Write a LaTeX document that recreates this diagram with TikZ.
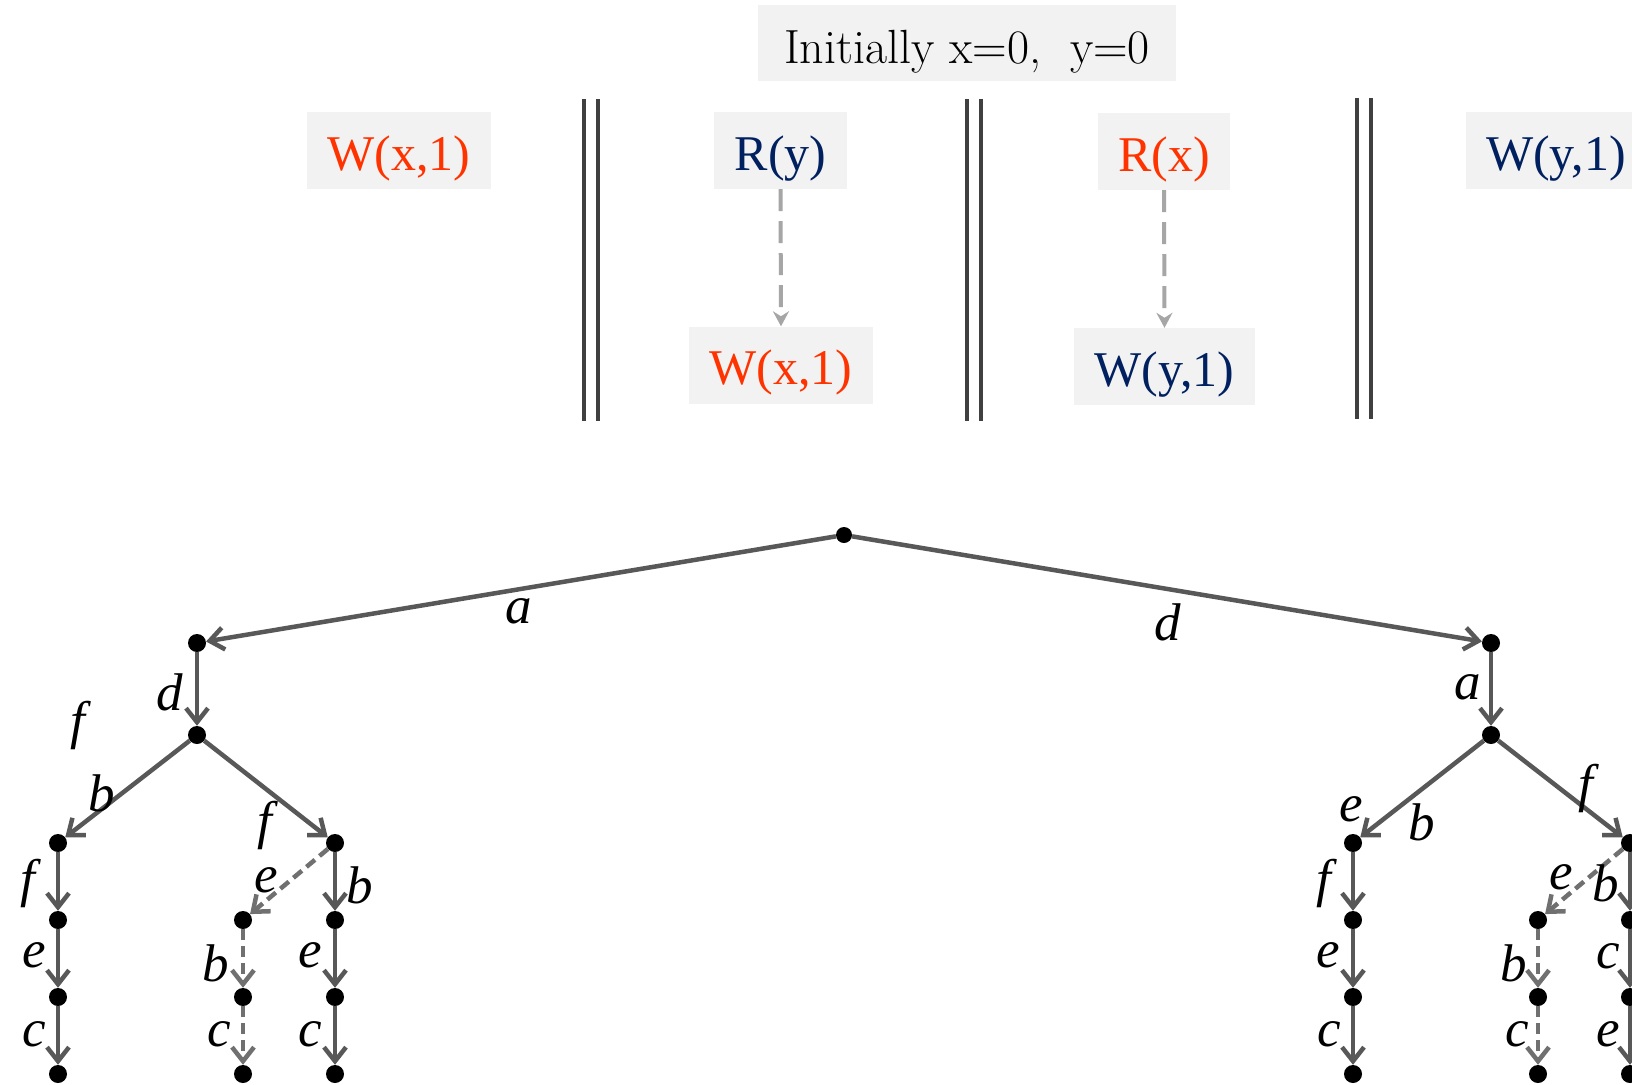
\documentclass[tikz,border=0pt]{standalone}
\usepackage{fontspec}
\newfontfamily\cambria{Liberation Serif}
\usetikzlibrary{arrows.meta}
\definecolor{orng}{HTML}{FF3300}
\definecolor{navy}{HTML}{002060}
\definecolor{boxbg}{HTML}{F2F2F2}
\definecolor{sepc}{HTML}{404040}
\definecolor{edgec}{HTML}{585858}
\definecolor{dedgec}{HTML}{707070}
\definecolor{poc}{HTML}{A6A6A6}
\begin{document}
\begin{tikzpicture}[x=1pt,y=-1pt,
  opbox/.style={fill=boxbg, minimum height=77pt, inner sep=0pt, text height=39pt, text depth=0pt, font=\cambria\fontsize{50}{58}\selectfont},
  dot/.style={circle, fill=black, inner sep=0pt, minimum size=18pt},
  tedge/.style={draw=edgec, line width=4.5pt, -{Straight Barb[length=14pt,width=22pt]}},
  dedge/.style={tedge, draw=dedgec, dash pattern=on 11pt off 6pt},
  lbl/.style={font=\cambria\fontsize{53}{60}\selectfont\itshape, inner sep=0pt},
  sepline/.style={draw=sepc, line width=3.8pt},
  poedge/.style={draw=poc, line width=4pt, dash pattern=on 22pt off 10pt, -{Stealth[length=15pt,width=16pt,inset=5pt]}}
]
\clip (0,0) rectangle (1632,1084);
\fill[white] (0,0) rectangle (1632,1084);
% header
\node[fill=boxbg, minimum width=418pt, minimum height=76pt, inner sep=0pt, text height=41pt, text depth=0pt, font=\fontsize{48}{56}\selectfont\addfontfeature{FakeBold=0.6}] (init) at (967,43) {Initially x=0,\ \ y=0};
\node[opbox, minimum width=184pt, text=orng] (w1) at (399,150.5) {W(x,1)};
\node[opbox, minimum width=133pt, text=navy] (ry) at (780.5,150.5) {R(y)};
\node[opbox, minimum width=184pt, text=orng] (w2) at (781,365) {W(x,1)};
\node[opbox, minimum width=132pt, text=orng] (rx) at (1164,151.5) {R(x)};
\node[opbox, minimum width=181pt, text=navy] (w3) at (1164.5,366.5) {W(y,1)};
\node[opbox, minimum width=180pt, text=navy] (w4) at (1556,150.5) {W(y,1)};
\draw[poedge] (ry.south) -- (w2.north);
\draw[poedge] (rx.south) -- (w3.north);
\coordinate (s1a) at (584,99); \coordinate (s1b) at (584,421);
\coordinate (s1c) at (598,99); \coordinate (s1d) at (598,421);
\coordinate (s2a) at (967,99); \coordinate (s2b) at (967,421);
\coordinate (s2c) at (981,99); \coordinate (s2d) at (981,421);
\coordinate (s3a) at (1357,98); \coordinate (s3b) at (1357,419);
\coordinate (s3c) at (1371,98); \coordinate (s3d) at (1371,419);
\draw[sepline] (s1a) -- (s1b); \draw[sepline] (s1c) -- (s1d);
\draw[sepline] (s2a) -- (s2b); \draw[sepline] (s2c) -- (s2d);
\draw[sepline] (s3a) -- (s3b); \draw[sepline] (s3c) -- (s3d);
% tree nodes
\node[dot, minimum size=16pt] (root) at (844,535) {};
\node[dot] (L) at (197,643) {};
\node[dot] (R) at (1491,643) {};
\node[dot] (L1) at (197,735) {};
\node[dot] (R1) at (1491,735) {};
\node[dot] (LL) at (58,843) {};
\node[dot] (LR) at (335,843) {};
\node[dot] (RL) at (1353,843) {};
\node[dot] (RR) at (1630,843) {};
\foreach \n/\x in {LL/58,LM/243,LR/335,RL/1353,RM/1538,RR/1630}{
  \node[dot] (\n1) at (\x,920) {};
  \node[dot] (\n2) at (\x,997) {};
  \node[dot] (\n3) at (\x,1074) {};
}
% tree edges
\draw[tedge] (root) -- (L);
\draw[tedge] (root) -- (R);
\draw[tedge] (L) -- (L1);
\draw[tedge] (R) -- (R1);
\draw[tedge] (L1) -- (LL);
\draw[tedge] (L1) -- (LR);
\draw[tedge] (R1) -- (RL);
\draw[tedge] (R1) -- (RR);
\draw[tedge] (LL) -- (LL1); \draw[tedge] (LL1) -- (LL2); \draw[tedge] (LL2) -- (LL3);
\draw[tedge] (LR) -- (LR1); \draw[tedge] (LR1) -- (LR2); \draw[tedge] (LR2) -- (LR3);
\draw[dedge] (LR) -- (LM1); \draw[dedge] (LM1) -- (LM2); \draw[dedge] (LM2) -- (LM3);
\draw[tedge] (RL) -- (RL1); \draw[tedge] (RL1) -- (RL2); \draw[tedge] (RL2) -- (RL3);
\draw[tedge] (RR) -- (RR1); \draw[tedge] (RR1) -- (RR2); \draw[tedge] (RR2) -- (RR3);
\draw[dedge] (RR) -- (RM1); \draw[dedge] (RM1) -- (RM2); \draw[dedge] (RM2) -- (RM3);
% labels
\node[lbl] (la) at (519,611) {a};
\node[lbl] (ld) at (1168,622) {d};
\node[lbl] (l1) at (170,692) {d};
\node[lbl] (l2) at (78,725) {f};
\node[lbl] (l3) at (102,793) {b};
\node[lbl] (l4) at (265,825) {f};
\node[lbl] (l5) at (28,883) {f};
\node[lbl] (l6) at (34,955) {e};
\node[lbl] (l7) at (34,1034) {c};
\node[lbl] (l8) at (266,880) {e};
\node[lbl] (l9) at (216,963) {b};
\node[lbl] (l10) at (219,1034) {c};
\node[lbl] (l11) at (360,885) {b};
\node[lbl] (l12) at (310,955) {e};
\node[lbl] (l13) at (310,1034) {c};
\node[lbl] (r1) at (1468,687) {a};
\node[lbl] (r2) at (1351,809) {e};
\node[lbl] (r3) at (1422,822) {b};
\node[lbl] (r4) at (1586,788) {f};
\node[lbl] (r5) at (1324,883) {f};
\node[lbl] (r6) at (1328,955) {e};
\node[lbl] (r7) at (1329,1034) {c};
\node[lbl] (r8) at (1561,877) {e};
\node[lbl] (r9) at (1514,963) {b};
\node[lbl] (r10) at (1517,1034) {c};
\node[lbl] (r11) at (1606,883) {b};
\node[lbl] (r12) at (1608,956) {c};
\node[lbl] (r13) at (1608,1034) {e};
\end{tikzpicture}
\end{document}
* * *
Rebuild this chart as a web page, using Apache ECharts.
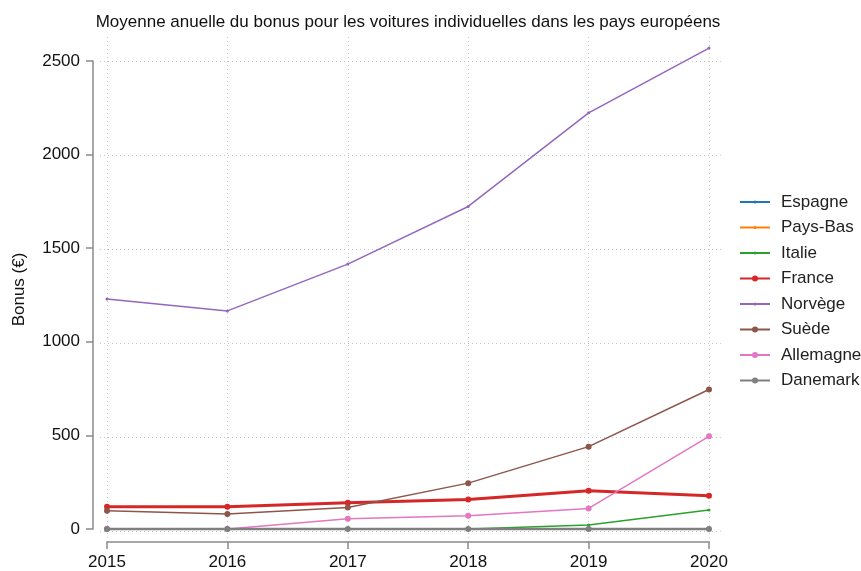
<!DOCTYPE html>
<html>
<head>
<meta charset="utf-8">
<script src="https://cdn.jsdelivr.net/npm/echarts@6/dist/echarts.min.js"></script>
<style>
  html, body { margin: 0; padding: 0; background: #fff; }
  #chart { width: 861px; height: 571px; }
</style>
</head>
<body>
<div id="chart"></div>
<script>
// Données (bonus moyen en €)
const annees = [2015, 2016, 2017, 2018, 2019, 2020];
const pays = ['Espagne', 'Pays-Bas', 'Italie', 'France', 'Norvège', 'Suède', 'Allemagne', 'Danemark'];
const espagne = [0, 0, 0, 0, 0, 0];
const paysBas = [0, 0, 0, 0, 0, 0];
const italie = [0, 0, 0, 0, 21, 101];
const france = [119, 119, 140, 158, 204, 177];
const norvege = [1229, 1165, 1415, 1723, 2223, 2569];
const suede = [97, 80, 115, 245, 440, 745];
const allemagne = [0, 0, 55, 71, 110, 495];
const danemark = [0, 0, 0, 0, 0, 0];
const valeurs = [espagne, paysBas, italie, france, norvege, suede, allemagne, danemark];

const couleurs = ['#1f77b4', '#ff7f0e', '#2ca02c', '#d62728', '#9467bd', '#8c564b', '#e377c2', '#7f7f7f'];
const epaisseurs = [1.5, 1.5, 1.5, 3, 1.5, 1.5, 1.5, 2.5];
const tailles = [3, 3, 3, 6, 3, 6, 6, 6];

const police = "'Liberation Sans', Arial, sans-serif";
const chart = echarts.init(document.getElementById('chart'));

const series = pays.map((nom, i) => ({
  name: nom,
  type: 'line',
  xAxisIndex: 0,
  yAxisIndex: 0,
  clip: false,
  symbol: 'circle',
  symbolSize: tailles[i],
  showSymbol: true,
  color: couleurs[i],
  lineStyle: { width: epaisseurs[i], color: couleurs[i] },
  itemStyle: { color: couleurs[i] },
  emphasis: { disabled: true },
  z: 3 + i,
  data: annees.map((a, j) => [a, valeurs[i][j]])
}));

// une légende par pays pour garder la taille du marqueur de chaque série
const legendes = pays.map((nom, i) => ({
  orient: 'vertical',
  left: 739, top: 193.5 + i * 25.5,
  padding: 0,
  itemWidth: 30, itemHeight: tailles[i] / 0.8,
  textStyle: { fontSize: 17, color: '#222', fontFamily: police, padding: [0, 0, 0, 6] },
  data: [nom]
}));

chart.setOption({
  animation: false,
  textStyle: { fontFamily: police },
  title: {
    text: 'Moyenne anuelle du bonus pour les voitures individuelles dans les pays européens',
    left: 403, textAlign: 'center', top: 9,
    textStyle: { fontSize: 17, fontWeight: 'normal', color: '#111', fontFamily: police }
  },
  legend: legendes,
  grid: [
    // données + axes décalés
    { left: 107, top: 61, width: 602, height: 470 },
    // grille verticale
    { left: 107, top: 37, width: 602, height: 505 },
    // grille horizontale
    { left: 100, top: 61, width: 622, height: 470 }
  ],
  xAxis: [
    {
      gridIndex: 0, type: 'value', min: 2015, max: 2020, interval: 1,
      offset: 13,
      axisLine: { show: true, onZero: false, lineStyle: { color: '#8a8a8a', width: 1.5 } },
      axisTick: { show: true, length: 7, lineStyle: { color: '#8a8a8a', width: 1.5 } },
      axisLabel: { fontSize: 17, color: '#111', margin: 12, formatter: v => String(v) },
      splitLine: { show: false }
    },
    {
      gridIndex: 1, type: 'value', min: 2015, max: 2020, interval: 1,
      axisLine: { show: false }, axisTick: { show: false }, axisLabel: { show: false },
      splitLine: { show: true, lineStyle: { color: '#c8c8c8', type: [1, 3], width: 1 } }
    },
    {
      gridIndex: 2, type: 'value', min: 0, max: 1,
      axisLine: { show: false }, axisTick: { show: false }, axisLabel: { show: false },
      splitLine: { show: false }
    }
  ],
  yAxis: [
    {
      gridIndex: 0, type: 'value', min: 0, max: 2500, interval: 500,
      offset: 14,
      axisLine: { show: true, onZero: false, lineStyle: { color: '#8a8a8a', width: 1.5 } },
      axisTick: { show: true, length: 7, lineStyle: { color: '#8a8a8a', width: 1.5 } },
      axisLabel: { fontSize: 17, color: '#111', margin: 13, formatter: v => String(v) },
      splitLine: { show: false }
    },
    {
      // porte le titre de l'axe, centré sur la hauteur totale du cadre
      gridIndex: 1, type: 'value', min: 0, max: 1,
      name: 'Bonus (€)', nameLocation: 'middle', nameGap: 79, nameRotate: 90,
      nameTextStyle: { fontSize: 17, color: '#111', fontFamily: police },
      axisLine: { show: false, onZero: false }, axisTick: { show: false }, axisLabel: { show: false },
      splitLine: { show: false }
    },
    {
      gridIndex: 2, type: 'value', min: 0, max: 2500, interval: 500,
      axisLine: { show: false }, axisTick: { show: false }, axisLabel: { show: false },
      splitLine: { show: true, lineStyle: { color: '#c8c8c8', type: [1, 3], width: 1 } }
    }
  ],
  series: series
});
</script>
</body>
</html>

WHAT YOU HAVE TO DO —
Exactly reproduce the lines from the line holding "Rebuild this chart" through the line holding "const tailles = [3, 3, 3, 6, 3, 6, 6, 6];", and only those; pictures are to be left out.

SOLUTION FOR THIS EXERCISE —
Rebuild this chart as a web page, using Apache ECharts.
<!DOCTYPE html>
<html>
<head>
<meta charset="utf-8">
<script src="https://cdn.jsdelivr.net/npm/echarts@6/dist/echarts.min.js"></script>
<style>
  html, body { margin: 0; padding: 0; background: #fff; }
  #chart { width: 861px; height: 571px; }
</style>
</head>
<body>
<div id="chart"></div>
<script>
// Données (bonus moyen en €)
const annees = [2015, 2016, 2017, 2018, 2019, 2020];
const pays = ['Espagne', 'Pays-Bas', 'Italie', 'France', 'Norvège', 'Suède', 'Allemagne', 'Danemark'];
const espagne = [0, 0, 0, 0, 0, 0];
const paysBas = [0, 0, 0, 0, 0, 0];
const italie = [0, 0, 0, 0, 21, 101];
const france = [119, 119, 140, 158, 204, 177];
const norvege = [1229, 1165, 1415, 1723, 2223, 2569];
const suede = [97, 80, 115, 245, 440, 745];
const allemagne = [0, 0, 55, 71, 110, 495];
const danemark = [0, 0, 0, 0, 0, 0];
const valeurs = [espagne, paysBas, italie, france, norvege, suede, allemagne, danemark];

const couleurs = ['#1f77b4', '#ff7f0e', '#2ca02c', '#d62728', '#9467bd', '#8c564b', '#e377c2', '#7f7f7f'];
const epaisseurs = [1.5, 1.5, 1.5, 3, 1.5, 1.5, 1.5, 2.5];
const tailles = [3, 3, 3, 6, 3, 6, 6, 6];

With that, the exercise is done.